Ужаснувшись тем выводам, к которым «чувство бессмыслицы» привело ницшеанствующих национал-социалистов, и обостренным нравственным чутьем искренне раскаявшегося человека почувствовав «избирательное сродство» между ними и его «посторонним», Камю видит единственно возможный выход из обнажившегося здесь тупика морального нигилизма. Необходимо утвердить нравственный абсолют, и утвердить его как раз на той максиме, которая неизменно оказывалась первой жертвой всех «сверхчеловеков» как в прошлом, так и в настоящем. Свое непосредственное неприятие убийства «другого», которое, как видим, было лишь временно заглушено ницшеанской софистикой, развеявшейся как дым в очной ставке с ее национал-социалистской «реализацией», Камю стремится обосновать философски, апеллируя к картезианской ясности и отчетливости человеческого разума.
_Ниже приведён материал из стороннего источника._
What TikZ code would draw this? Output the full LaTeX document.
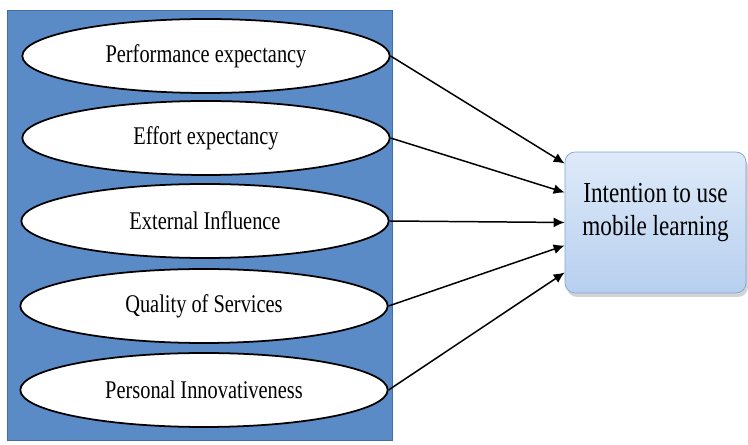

Он рассуждает так. Если жизнь — это высшее благо людей и если каждый живущий человек имеет право на это благо, то никто не вправе лишить его жизни, коль скоро он сам не нарушил право убийством другого. Если же тем не менее социально-исторические условия складываются так, что во имя свободы людей возникает необходимость убить их поработителя — тирана, то человек, взявший на себя эту «сверхчеловеческую» миссию, имеет право сделать это при одном непременном условии: убив тирана, он должен затем покончить с собой, заплатив за отнятую жизнь своей собственной и тем самым восстановив нарушенное равновесие человеческого существования. Таким образом нарушение онтологической «меры» человеческого бытия, вынужденное необходимостью борьбы за свободу, будет содержать в самом себе и условия своего собственного восстановления, полагая предел дурной бесконечности новых и новых убийств.
Характерно, что эта концепция Камю вызвала едва ли не больше гневных возражений, чем та индульгенция убийцам, которая была выдана авторам «Постороннего» и «Мифа о Сизифе». Но еще более показательной следует считать аргументацию, используемую противниками «Бунтующего человека» Камю. Она целиком воспроизводит аргументы Гегеля против кантовской этики, изложенной в «Критике практического разума», хотя уже давно стало очевидным, что Гегель просто не хотел принимать всерьез саму кантовскую постановку вопроса, а потому говорил «не о том».
В этом русле находится и та очень суровая, временами даже сердитая критика, которой камюсовское «Не убий!» подвергается в книге «В поисках утраченного смысла». Интонация тем более бросается в глаза, что общий тон книги скорее аналитически объективен и отражает стремление прислушаться к любым «резонам», не спеша с «оценками».